## WRITTEN TASK
Retype these lines and no others: the line holding "Clone this chart in Apache ECharts.", the line holding "const legendOrder = ['原材料', '包装', '运输', '生产'];", and all lines between them. Pictures stay out.

## RECORD LIST
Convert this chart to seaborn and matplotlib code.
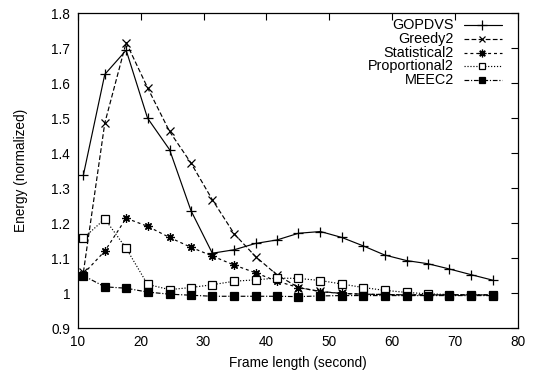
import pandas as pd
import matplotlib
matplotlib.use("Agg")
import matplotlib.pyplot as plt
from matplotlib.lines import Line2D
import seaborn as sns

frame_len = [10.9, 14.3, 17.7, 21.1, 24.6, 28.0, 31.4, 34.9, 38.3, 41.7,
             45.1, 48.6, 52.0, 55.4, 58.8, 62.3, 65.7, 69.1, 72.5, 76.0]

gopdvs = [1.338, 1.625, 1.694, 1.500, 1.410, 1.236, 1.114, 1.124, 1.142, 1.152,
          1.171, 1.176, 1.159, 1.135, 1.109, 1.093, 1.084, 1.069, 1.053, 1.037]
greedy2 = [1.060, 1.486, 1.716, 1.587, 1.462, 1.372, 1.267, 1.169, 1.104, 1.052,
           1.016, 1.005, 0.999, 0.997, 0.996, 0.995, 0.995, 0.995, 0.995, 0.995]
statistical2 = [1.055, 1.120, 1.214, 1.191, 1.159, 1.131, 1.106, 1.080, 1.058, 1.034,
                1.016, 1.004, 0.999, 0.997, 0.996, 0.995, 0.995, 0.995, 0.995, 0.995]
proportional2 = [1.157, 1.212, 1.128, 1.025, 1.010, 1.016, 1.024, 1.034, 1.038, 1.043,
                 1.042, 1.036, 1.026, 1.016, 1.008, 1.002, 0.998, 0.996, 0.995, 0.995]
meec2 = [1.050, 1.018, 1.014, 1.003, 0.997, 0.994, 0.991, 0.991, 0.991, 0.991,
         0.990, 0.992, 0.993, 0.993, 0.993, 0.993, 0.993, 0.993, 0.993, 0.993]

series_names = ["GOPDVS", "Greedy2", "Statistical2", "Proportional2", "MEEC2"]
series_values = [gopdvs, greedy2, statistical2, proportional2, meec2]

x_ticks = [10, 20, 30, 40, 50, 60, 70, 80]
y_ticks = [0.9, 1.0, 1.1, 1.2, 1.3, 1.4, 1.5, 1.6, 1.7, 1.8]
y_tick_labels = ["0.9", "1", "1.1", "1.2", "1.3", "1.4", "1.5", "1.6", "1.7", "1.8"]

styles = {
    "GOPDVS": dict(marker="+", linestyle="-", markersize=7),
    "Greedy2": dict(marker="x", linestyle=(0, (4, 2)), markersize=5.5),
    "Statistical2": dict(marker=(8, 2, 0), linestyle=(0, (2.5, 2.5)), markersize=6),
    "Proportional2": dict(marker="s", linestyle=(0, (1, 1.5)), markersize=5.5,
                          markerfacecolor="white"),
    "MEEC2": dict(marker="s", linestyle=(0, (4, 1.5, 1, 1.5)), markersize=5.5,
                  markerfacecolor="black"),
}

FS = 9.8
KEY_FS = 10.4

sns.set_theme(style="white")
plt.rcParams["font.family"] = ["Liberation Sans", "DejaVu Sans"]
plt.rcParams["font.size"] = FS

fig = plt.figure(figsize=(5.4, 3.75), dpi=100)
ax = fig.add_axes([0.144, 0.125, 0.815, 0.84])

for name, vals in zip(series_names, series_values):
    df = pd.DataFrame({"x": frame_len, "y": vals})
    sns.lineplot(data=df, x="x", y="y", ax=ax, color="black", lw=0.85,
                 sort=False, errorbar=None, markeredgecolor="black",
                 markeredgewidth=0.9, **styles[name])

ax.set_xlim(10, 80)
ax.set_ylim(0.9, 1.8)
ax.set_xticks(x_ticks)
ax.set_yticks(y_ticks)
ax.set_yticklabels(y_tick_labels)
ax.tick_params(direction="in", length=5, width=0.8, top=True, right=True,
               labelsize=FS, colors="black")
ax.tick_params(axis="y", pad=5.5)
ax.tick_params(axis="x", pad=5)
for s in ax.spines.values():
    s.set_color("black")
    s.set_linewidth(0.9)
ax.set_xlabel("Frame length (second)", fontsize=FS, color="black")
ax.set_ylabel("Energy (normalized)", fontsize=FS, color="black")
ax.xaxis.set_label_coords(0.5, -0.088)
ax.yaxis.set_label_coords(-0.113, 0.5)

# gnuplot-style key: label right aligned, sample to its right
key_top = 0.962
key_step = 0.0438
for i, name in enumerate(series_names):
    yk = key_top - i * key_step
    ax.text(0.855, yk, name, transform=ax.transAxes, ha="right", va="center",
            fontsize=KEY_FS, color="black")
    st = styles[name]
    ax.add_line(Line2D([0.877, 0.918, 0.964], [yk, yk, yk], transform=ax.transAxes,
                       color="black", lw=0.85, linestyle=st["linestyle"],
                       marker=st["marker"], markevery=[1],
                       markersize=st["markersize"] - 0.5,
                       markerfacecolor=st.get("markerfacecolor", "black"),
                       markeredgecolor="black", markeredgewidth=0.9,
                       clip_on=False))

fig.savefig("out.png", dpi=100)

...

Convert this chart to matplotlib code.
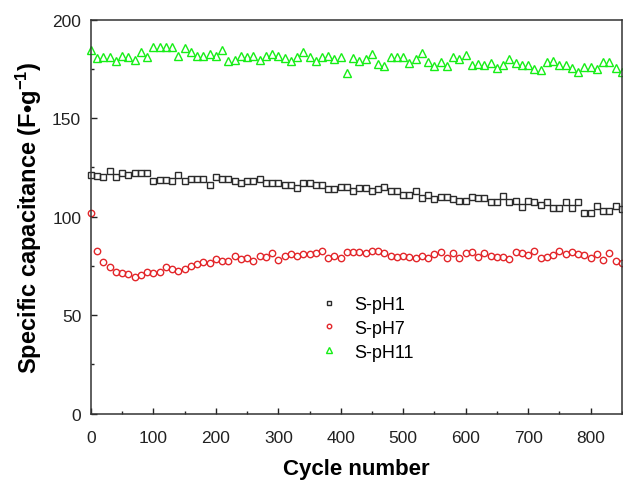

==

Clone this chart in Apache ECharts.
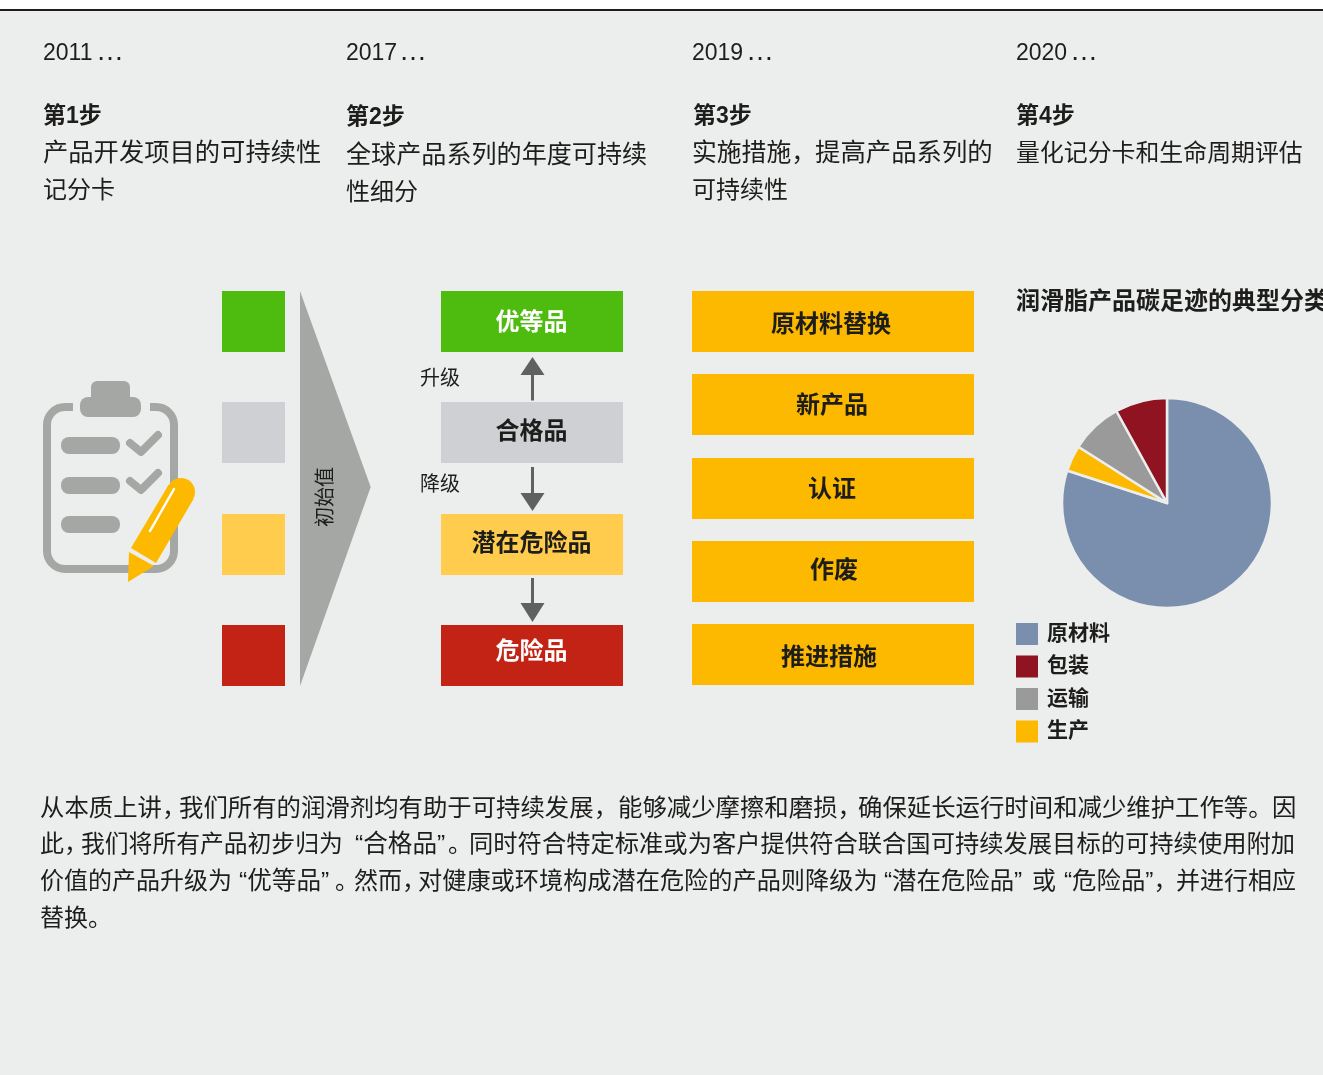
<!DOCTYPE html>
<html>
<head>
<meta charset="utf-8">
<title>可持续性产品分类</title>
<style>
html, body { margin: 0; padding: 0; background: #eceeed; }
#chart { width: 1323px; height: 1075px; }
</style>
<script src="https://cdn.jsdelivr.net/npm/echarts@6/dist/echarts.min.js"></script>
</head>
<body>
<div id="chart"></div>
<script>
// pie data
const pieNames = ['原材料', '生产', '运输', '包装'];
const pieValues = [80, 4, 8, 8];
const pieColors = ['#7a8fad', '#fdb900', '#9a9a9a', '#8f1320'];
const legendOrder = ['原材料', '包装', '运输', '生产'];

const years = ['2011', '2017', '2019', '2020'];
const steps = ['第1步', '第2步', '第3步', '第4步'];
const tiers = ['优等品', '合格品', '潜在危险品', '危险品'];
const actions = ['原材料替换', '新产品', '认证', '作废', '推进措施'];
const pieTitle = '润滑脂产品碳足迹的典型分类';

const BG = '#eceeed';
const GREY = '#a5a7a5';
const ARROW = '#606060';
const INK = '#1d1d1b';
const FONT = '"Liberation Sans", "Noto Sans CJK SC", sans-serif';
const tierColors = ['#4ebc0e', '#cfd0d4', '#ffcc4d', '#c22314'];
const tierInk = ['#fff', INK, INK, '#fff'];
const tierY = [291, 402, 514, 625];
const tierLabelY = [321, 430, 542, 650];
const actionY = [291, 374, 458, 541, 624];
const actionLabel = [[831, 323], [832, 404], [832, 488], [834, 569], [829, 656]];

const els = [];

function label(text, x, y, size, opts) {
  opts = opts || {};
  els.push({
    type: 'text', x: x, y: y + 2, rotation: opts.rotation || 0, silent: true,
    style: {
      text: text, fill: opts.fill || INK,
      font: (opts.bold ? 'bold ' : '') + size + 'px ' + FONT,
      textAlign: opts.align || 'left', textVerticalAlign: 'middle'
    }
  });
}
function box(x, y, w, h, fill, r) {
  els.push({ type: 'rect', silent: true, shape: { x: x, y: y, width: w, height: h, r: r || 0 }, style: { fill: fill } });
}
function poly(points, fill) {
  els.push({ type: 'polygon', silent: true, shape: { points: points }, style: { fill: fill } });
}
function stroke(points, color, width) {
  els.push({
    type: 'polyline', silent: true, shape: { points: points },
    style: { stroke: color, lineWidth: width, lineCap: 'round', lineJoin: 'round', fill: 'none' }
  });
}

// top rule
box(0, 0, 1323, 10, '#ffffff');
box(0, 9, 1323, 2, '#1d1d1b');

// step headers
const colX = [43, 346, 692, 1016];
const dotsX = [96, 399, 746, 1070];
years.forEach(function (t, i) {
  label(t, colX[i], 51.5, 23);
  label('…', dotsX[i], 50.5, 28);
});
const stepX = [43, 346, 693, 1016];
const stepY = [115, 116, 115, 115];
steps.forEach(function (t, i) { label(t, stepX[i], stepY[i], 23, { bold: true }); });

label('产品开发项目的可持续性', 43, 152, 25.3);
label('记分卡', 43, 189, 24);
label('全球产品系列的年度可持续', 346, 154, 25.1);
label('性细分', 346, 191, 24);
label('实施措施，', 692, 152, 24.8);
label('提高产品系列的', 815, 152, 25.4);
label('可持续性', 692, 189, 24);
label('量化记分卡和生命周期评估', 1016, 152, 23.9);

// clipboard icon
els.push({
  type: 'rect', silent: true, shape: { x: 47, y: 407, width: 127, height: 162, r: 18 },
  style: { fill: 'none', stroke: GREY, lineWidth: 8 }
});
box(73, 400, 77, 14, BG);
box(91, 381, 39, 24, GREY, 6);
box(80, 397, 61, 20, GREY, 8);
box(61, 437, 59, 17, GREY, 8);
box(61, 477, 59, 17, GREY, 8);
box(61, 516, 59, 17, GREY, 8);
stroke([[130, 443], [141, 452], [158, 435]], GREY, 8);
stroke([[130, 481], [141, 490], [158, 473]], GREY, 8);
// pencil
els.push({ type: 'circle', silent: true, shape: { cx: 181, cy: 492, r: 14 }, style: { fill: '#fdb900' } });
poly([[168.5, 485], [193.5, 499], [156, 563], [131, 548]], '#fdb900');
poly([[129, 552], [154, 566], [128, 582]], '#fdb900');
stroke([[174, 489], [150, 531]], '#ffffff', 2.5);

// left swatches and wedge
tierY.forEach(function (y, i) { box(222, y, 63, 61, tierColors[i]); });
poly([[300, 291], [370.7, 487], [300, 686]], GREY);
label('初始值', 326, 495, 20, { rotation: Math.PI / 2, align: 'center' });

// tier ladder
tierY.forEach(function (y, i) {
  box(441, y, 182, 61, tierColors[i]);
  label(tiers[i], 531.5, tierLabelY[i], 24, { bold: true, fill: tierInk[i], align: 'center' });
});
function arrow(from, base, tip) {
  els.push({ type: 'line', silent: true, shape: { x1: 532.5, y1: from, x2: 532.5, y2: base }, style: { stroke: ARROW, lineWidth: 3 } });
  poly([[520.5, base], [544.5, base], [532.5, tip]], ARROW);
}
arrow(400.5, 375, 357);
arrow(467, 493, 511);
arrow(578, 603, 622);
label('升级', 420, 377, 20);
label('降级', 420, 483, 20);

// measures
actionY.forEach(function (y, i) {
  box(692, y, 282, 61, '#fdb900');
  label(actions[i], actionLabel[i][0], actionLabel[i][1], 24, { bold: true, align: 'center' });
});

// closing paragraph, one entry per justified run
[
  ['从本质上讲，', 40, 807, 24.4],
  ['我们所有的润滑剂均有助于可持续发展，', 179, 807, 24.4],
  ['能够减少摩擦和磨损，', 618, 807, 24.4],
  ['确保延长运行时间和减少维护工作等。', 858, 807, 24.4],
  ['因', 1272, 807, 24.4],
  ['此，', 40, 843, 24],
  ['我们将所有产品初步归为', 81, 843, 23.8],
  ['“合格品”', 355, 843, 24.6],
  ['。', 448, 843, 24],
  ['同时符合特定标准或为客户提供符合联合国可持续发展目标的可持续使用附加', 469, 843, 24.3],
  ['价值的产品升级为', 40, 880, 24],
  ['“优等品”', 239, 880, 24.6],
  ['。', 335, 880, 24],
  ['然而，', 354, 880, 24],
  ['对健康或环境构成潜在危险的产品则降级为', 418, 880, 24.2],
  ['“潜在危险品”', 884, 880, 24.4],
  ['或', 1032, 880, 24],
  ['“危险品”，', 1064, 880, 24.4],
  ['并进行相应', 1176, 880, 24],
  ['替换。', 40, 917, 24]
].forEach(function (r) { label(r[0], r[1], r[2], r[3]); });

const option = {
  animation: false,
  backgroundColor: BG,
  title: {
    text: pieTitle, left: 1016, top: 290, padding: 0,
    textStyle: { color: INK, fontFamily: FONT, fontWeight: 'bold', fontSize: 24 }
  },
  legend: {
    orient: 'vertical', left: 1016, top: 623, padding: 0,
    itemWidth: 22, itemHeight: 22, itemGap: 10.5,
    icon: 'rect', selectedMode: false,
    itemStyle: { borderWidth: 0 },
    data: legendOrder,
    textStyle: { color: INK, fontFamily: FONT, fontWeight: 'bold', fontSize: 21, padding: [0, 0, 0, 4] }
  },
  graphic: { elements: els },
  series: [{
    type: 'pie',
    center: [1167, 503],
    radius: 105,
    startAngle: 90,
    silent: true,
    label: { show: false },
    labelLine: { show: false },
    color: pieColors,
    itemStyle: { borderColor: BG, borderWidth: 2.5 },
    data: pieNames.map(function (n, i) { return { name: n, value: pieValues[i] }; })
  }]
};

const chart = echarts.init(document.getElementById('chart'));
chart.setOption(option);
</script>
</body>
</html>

## COMPLETED TASK
Clone this chart in Apache ECharts.
<!DOCTYPE html>
<html>
<head>
<meta charset="utf-8">
<title>可持续性产品分类</title>
<style>
html, body { margin: 0; padding: 0; background: #eceeed; }
#chart { width: 1323px; height: 1075px; }
</style>
<script src="https://cdn.jsdelivr.net/npm/echarts@6/dist/echarts.min.js"></script>
</head>
<body>
<div id="chart"></div>
<script>
// pie data
const pieNames = ['原材料', '生产', '运输', '包装'];
const pieValues = [80, 4, 8, 8];
const pieColors = ['#7a8fad', '#fdb900', '#9a9a9a', '#8f1320'];
const legendOrder = ['原材料', '包装', '运输', '生产'];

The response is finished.